Chairman of the Białystok City Council
- In office 2013–2018
- Preceded by: Włodzimierz Leszek Kusak
- Succeeded by: Łukasz Prokorym

Personal details
- Born: 1 July 1978 (age 47) Białystok, Polish People's Republic
- Political party: Law and Justice
- Alma mater: Białystok Academy of Finance and Management

= Mariusz Gromko =

Polish politician (born 1978)

Mariusz Krzysztof Gromko (born 1 July 1978) is a Polish politician. He was elected to the Senate of Poland (10th term) representing the constituency of Białystok.

==Biography==
An economist by education, in 2002 he obtained a master's degree from the Academy of Finance and Management in Białystok. In the same year, he started his own business in the trade industry.
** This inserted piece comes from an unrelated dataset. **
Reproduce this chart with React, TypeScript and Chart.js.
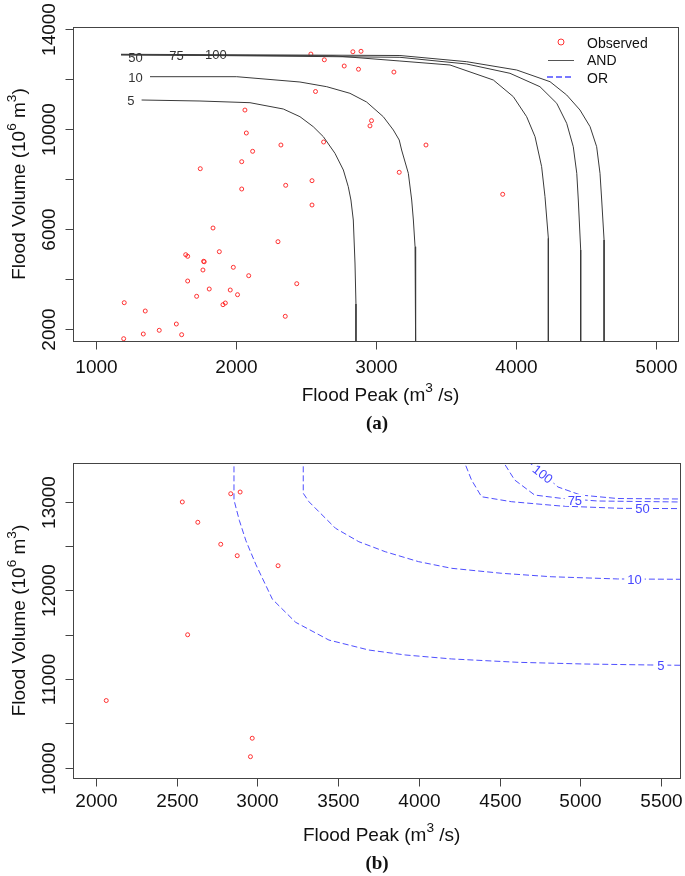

He became involved in political activities within the Law and Justice party.

In 2006, 2010, 2014 and 2018, he was elected as a city councilor in Białystok. He served as chairman of the PiS councilors' club. From 2014 to 2018, he was the chairman of the Białystok City Council, then he became the vice-chairman of this body. He was the initiator of restoring estate councils in the city and one of the initiators of appointing priest Michał Sopoćko as the patron saint of Białystok.

In the 2019 parliamentary elections, he ran for the Senate of the Republic of Poland on behalf of Law and Justice in district no. 60. He was elected senator of the 10th term, receiving 104,694 votes. He was then appointed Secretary of the Senate.